→ Dataset content:

----------

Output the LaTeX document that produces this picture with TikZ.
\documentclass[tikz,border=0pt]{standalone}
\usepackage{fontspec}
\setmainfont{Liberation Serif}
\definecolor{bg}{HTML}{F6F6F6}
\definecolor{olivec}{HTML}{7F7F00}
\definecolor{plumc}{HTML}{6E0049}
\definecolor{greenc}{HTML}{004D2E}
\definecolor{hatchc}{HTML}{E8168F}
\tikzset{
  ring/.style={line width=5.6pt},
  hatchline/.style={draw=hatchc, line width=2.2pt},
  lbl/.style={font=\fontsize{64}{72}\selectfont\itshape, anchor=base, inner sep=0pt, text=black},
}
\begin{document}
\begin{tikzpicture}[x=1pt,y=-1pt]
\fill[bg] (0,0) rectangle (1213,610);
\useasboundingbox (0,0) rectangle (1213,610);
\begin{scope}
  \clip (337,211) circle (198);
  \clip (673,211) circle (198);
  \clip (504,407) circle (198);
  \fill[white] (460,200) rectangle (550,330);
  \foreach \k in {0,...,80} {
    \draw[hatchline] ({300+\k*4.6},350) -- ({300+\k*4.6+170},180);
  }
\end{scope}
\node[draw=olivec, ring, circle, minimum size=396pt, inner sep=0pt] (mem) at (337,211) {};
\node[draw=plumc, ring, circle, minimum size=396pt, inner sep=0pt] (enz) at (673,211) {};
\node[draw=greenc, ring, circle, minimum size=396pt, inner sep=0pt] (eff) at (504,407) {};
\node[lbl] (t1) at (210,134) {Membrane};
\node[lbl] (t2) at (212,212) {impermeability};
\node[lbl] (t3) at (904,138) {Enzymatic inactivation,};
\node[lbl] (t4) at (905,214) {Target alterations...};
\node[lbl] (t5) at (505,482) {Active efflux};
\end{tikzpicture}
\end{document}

----------

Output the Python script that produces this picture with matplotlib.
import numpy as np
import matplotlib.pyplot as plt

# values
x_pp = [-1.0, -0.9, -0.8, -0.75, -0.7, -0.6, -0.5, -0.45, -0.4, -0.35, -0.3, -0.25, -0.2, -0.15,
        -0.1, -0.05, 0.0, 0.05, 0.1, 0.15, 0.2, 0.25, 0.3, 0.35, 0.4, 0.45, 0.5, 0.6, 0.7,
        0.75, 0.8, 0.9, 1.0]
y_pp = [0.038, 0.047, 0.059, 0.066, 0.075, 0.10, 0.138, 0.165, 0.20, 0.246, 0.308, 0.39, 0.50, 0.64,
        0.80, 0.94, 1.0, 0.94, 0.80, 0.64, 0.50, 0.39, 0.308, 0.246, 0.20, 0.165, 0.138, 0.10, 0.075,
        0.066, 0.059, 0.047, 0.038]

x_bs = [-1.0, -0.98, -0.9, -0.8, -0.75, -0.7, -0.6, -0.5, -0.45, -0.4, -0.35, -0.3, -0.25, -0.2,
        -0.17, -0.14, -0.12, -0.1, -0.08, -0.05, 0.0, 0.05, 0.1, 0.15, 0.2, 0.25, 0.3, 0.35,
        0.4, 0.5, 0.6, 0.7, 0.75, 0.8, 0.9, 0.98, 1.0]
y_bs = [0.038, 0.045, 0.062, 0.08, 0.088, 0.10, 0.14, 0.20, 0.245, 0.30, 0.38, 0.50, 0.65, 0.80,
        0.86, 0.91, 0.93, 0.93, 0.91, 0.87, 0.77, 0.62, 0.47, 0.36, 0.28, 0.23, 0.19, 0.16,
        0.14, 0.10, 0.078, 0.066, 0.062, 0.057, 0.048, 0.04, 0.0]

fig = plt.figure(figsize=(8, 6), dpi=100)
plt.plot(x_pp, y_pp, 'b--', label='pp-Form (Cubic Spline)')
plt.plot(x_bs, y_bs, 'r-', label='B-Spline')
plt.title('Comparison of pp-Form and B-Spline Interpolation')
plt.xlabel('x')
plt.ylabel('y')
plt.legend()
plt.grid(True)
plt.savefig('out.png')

----------

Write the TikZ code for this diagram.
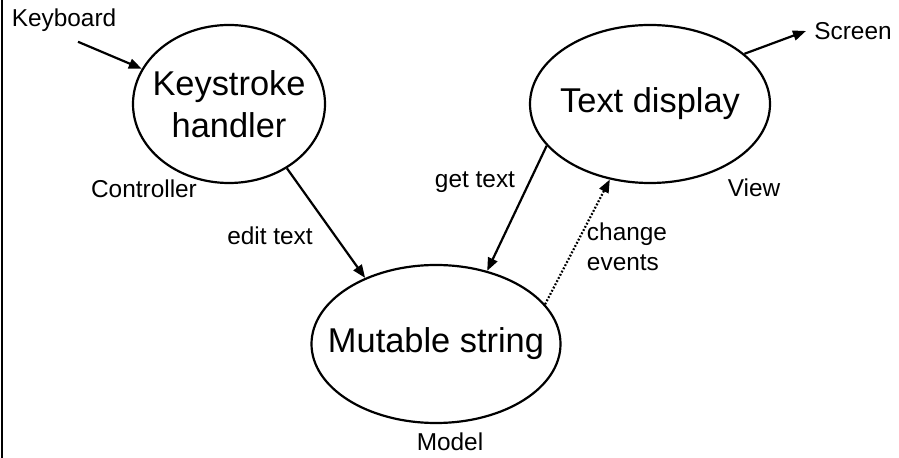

----------

→ What the task asks:
Count every line of the material above that holds the string "matplotlib", then state only the total.

→ Answer below:
2